Я готовлю дерево-бетон, то есть засыпаю в огромное дощатое корыто несколько бочек опилок, бочку гравия и половину бочки извести. Окончательно сам Краузе опрокидывает ведро цемента; цемент мне не доверяется. Затем я должен очень быстро и основательно эту смесь перелопатить, поливая ее водой. Готовую смесь ведрами носим на постройку и трамбуем в опалубку, прибитую к каркасу дома. Все быстро-быстро, давай-давай. Никаких остановок и перекуров не полагается. Курить, кстати говоря, все равно нечего, кроме нескольких окурков от сигарет, подобранных по дороге. Но это на вечер и, вероятно, войдет в состав платы за ночлег. Наконец перерыв на обед. Наломались здорово, работа явно не по пайку. Краузе уходит обедать домой, а нас троих зовет хозяйка в маленький желтый домик, который хозяева арендуют, пока их дом строится.
В крошечной кухне за маленьким столиком каким-то чудом размещаемся мы трое и сама хозяйка с двумя детьми - семилетним Гунаром и двухлетней Дзинтрой. Хозяйка, мадам Фрида Бланкенбург, тридцатилетняя худощавая строгая женщина с выступающей вперед тонкой нижней губой, придающей ей надменное выражение. В прошлом - классная дама одной из рижских гимназий. С детьми говорит строго и только по-латышски. С нами - очень отчетливо по-русски с латышским акцентом. Обед самый простой. Хозяйства у них нет. Продукты получают по карточкам. Он - мелкий служащий, лесной техник, работает в Риге. Вскоре приходит Краузе, и мы продолжаем работу.
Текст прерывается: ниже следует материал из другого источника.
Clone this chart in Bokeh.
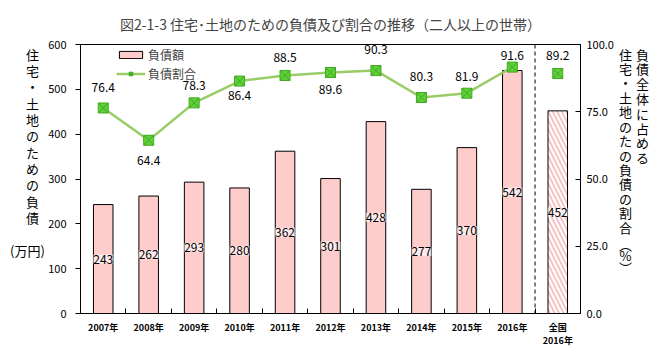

Ночевать ходим в лагерь. Между концом работы и приходом за нами Елагина и конвоира полчаса остается в нашем распоряжении. Обычно мы ищем на соседнем убранном поле оставленные мелкие картофелины, вымытые из земли дождем. В одну из таких вечерних пауз я почему-то остался с хозяйкой наедине и рассказал ей о себе: кто я, откуда, рассказал о своей семье. Получилось как-то интимно и задушевно. Рассказал и о том, что отдал Елагину свои часы с разбитым стеклом, по-видимому, испорченные, но составлявшие для меня огромную ценность, поскольку ничего другого у меня нет. Елагин весьма прозрачно требовал с каждого "подарок", имея полную возможность на следующее утро привести другого, а неподатливого оставить в лагере. Хозяйка этим страшно возмутилась и, может быть, попеняла Елагину (этого я не знаю), или просто мой подарок показался ему недостаточно ценным. Так или иначе, но на следующий день меня на работу не взяли, и я грустно остался стоять невдалеке от ворот, хотя не получившие в этот день работу уже разошлись. Вдруг за воротами в сопровождении немецкого офицера или писаря показалась сама хозяйка Я бросился к воротам и прямо прилип к их проволочной сетке. В одно мгновение, как мне показалось, я был извлечен из узилища и в тот же день оставлен на постоянное проживание у Бланкенбургов. Добрые люди - и она, и он. Это они спасли мне жизнь. Я очень боюсь, что временами был к ним необъективен и неблагодарен.